Binance, the cryptocurrency exchange, has begun to recoup its market share in trading volume following its settlement with the United States Department of Justice. After paying a $4.3 billion settlement fine, the company’s market share rose to 49%, marking a significant increase after months of lows due to legal hurdles, according to crypto research firm Kaiko.
The setback began in 2023 when the year started strong for Binance with a 55.2% market share in the spot market, which dipped to 34.3% by September, as reported by CCData. During the same period, Binance saw a net withdrawal of $2.36 billion to $3.35 billion, per analytics firm Nansen and data aggregator DefiLlama respectively, although these figures were disputed by Binance’s then-CEO, Changpeng Zhao, who argued metrics from third-party analytics firms might not be accurate.

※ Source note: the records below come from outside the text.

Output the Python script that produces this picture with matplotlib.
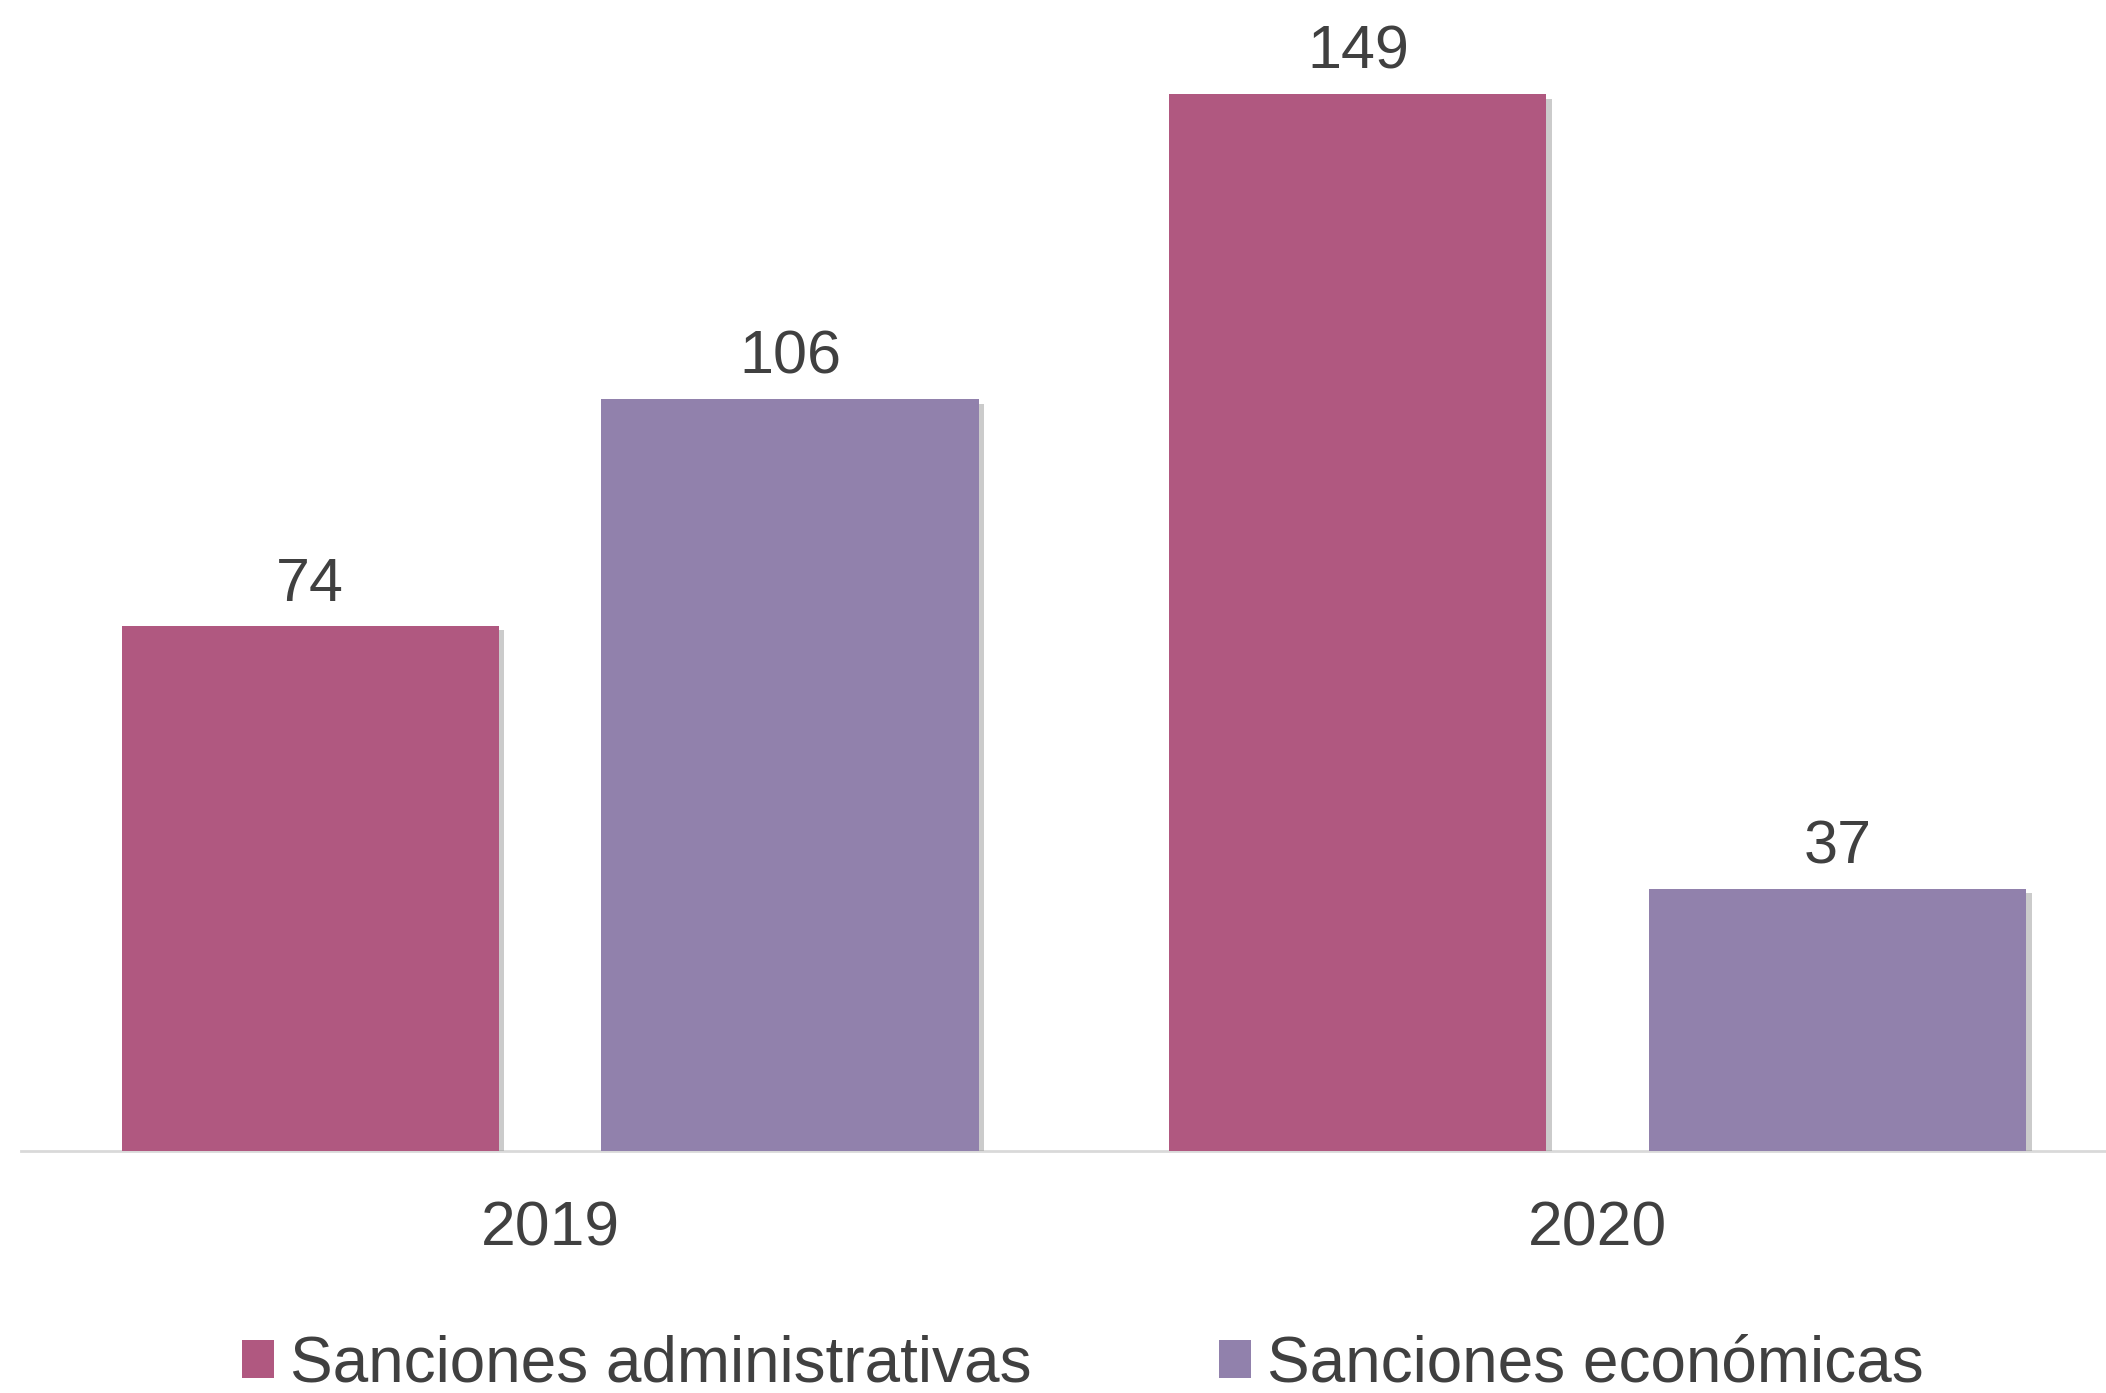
import numpy as np
import matplotlib
matplotlib.use("Agg")
import matplotlib.pyplot as plt
import matplotlib.patheffects as pe
from matplotlib.patches import Patch

years = ["2019", "2020"]
series_names = ["Sanciones administrativas", "Sanciones económicas"]
admin = [74, 149]
econ = [106, 37]

colors = ["#B05880", "#9181AC"]
text_col = "#404040"

plt.rcParams['font.family'] = ['Liberation Sans', 'DejaVu Sans']

fig = plt.figure(figsize=(21.06, 13.93), dpi=100)
ax = fig.add_axes([16 / 1568, 180 / 1037, 1552 / 1568, 857 / 1037])

x = np.arange(len(years))
w = 0.36
off = 0.229
shadow = [pe.SimplePatchShadow(offset=(4, -3), shadow_rgbFace="#7f7f7f", alpha=0.4), pe.Normal()]

for vals, dx, c in [(admin, -off, colors[0]), (econ, off, colors[1])]:
    bars = ax.bar(x + dx, vals, width=w, color=c, zorder=3)
    for b in bars:
        b.set_path_effects(shadow)
    for xi, v in zip(x + dx, vals):
        ax.annotate(str(v), (xi, v), xytext=(0, 9), textcoords="offset points",
                    ha="center", va="bottom", fontsize=44, color=text_col)

ax.set_xlim(-0.5045, 1.485)
ax.set_ylim(0, 162.3)
ax.set_xticks(x)
ax.set_xticklabels(years, fontsize=45, color=text_col)
ax.tick_params(axis="x", length=0, pad=35)
ax.set_yticks([])
for s in ["top", "right", "left"]:
    ax.spines[s].set_visible(False)
ax.spines["bottom"].set_color("#D9D9D9")
ax.spines["bottom"].set_linewidth(2)
ax.spines["bottom"].set_zorder(1)

handles = [Patch(facecolor=c) for c in colors]
fig.legend(handles, series_names, loc="center", bbox_to_anchor=(0.514, 1 - 1016 / 1037),
           ncol=2, frameon=False, fontsize=46, labelcolor=text_col,
           handlelength=0.5, handleheight=0.55, handletextpad=0.25, columnspacing=2.94,
           borderpad=0.1)

fig.savefig("out.png", dpi=100, facecolor="white")
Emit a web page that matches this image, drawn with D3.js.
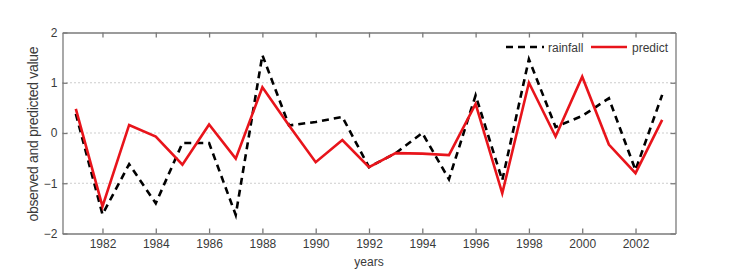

Despite the setbacks, Binance announced an impressive gain of 40 million new users in 2023, nearly a 30% increase over the previous year. The platform stressed the growth of its “key services” during this period.
A spokesperson for Binance emphasised their customer-centric approach while moving forward. The representative stated, “At Binance, our focus is always on prioritising our users. Users can trust our platform as we transition into this new phase of Binance’s journey.”
The $4.3 billion settlement with Binance was officially declared by U.S. authorities on Nov. 21. According to the Attorney General, Merrick Garland, the settlement would cover “civil regulatory enforcement actions” initiated by several government departments, including the Treasury Department and the Commodity Futures Trading Commission.